In 2013, Alec Soth’s imprint, Little Brown Mushroom, released Iris Garden, a beautifully designed book featuring photographs by William Gedney accompanied by some writing by John Cage. The book was shortlisted for the Aperture Foundation’s Photobook of the Year Award and helped reintroduce Gedney’s work to a growing audience of photographers and book lovers. Just a few years later, the University of Texas released William Gedney: Only the Lonely, 1955-1984, a retrospective monograph that examines Gedney’s work from his earliest days to his untimely death from AIDS related complications, helping to secure his status an important photographer of his generation.
In a continued examination of Gedney’s life and oeuvre, earlier this year Duke University Press released A Time of Youth: San Francisco, 1966-1967, a book developed by Gedney in 1968 but previously unpublished. The pictures were made on a Guggenheim Fellowship in 1966-1967, at the height of the 60s social revolution. The pictures were all made in Haight-Ashbury and San Francisco, an epicenter for the counterculture movements that defined the era. In organizing this new publication, Lisa McCarthy, former Curator of Archive of Documentary Arts at Duke University, remained faithful to Gedney’s original version of the book, following exactly the original sequence in the mock-up, and adhering to all Gedney’s specific notes about the publication (including information as precise as the exact dimensions of the pages).
The book is divided into three basic parts. McCarthy provides a short introduction, looking at Gedney’s work and the original 1968 mock-up of A Time of Youth held in the Duke University archives. This intro is followed by Gedney’s photographs, which offer a candid and melancholic look at hippy culture. A Time of Youth is developed somewhat like the early books by Larry Clark, introducing a cast of characters that we see coming again throughout the sequence, developing a visual narrative about a community. Rather than documenting the youthful, idealistic movement that often is reflected in studies of the 1960s, the people in A Time of Youth are more idle than idealistic; Gedney’s photographs document more posturing than radicalism, more lounging than revolution. Indeed, much of the book shows his cast of characters lying around on makeshift beds, usually just a mattress on the floor (and you can almost smell the pot).

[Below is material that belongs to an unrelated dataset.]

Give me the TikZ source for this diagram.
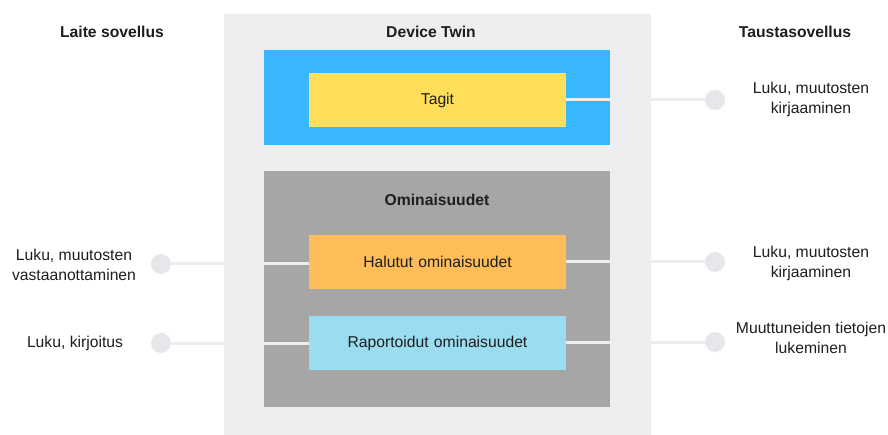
\documentclass[tikz,border=0pt]{standalone}
\usepackage{fontspec}
\setmainfont{Liberation Sans}
\definecolor{panel}{HTML}{EDEEF0}
\definecolor{dotgray}{HTML}{E6E7EA}
\definecolor{skyblue}{HTML}{38B6FF}
\definecolor{tagyellow}{HTML}{FFDE59}
\definecolor{propgray}{HTML}{A6A6A6}
\definecolor{wantorange}{HTML}{FFBD59}
\definecolor{reportblue}{HTML}{9ADCF0}
\definecolor{ink}{HTML}{1E1E1E}
\begin{document}
\begin{tikzpicture}[x=1pt,y=-1pt,
  txt/.style={font=\fontsize{15.7}{20}\selectfont, text=ink, align=center, inner sep=0pt},
  head/.style={txt, font=\fontsize{15.7}{20}\selectfont\bfseries},
  area/.style={draw=none, inner sep=0pt, anchor=north west},
  item/.style={area, txt, text width=257pt, minimum width=257pt, minimum height=54pt, anchor=center},
  dot/.style={circle, fill=dotgray, draw=none, minimum size=20pt, inner sep=0pt},
  link/.style={draw=panel, line width=3pt}]
  % canvas
  \fill[white] (0,0) rectangle (888,435);
  \useasboundingbox (0,0) rectangle (888,435);
  % Device Twin panel and its two groups
  \node[area, fill=panel, minimum width=427pt, minimum height=422pt] (twin) at (224,14) {};
  \node[area, fill=skyblue, minimum width=346pt, minimum height=95pt] (tags) at (264,50) {};
  \node[area, fill=propgray, minimum width=346pt, minimum height=236pt] (props) at (264,171) {};
  % entries
  \node[item, fill=tagyellow] (tagit) at (437.5,100) {Tagit};
  \node[item, fill=wantorange] (desired) at (437.5,262) {Halutut ominaisuudet};
  \node[item, fill=reportblue] (reported) at (437.5,343) {Raportoidut ominaisuudet};
  % headings
  \node[head] (hleft) at (112,32) {Laite sovellus};
  \node[head] (htwin) at (431,32) {Device Twin};
  \node[head] (hright) at (795,32) {Taustasovellus};
  \node[head] (hprops) at (437,200) {Ominaisuudet};
  % endpoints
  \node[dot] (rt) at (715,100) {};
  \node[dot] (rm) at (715,262) {};
  \node[dot] (rb) at (715,342) {};
  \node[dot] (lm) at (161,264) {};
  \node[dot] (lb) at (161,343) {};
  % connectors
  \draw[link] (rt) -- (rt -| tagit.east);
  \draw[link] (rm) -- (rm -| desired.east);
  \draw[link] (rb) -- (rb -| reported.east);
  \draw[link] (lm) -- (lm -| desired.west);
  \draw[link] (lb) -- (lb -| reported.west);
  % endpoint labels
  \node[txt] (trt) at (811,99) {Luku, muutosten\\kirjaaminen};
  \node[txt] (trm) at (811,263) {Luku, muutosten\\kirjaaminen};
  \node[txt] (trb) at (811,338) {Muuttuneiden tietojen\\lukeminen};
  \node[txt] (tlm) at (74,265) {Luku, muutosten\\vastaanottaminen};
  \node[txt] (tlb) at (75,343) {Luku, kirjoitus};
\end{tikzpicture}
\end{document}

A self-taught artist, and friends with the likes of Lee Friedlander and Diane Arbus, Gedney’s was a quieter path. Deeply committed to an immersive approach to photojournalism, he found humble ways to support his work and interests.
The epigraph of the book reveals a great deal about Gedney’s perspective on the youth culture he witnessed in San Francisco, courtesy of John Cage: “They seem to be doing happy things sadly, or maybe they’re doing sad things happily.” In using the quote from Cage, Gedney suggests apathy rather than joy, as though the people in his photographs are more resigned than celebratory. This perspective is made clear in the closing sequence, as the characters portrayed in his photographs attend a large rally or event – the first we see of them engaging in any sort of political or social action. The final picture of the book offers a bold and discouraging statement: rather than a crowd of a magnitude that might genuinely define a movement, we are left with a lone individual isolated from all around him, slowly watching all his peers dissolve into a landscape, looking hollow and depleted.
The final part of the book contains essays by American author and critic Philip Gefter and Lisa McCarthy. Gefter’s essay attempts to “elucidate Gedney’s artistic impulse,” by looking at his early work and influences. The photographer’s earliest projects were made in farm country in upstate New York and mining country in Eastern Kentucky, and Gefter draws a line connecting Gedney to important documentary traditions, likening his work to artists like Walker Evans and Bruce Davidson. He points out the emotional austerity and complexity that make Gedney’s work so compelling. McCarthy’s afterword contains some wonderful pieces of material culled from the Gedney archives, including contact sheets, pictures edited out of the original mock-up of A Time of Youth, pages from Gedney’s journals (including some pages of a hippy slang dictionary Gedney compiled), and even a few self-portraits.
Rather than documenting the youthful, idealistic movement that often is reflected in studies of the 1960s, the people in A Time of Youth are more idle than idealistic.
Gedney provides an interesting and refreshing model as a photographer. A self-taught artist, and friends with the likes of Lee Friedlander and Diane Arbus, Gedney’s was a quieter path. Deeply committed to an immersive approach to photojournalism, he found humble ways to support his work and interests. Gedney would often take simple jobs – avoiding the routes of fashion or mass media work available to photographers at his time – in libraries or similar places. He’d save his money, and then leave his jobs to devote himself entirely to photography, pursuing extended projects in San Francisco, India, and Brooklyn. Gedney had only one solo show in his lifetime (albeit at MoMA), and no major publications. Nevertheless, his archives reveal a deeply dedicated artist who worked with photography and books (the archives at Duke University hold 7 different mock-ups Gedney developed), whose work is characterized by a great sensitivity and critical inquiry. A Time of Youth offers another glimpse into Gedney’s work, and a unique window into the counterculture of San Francisco in the late 1960s.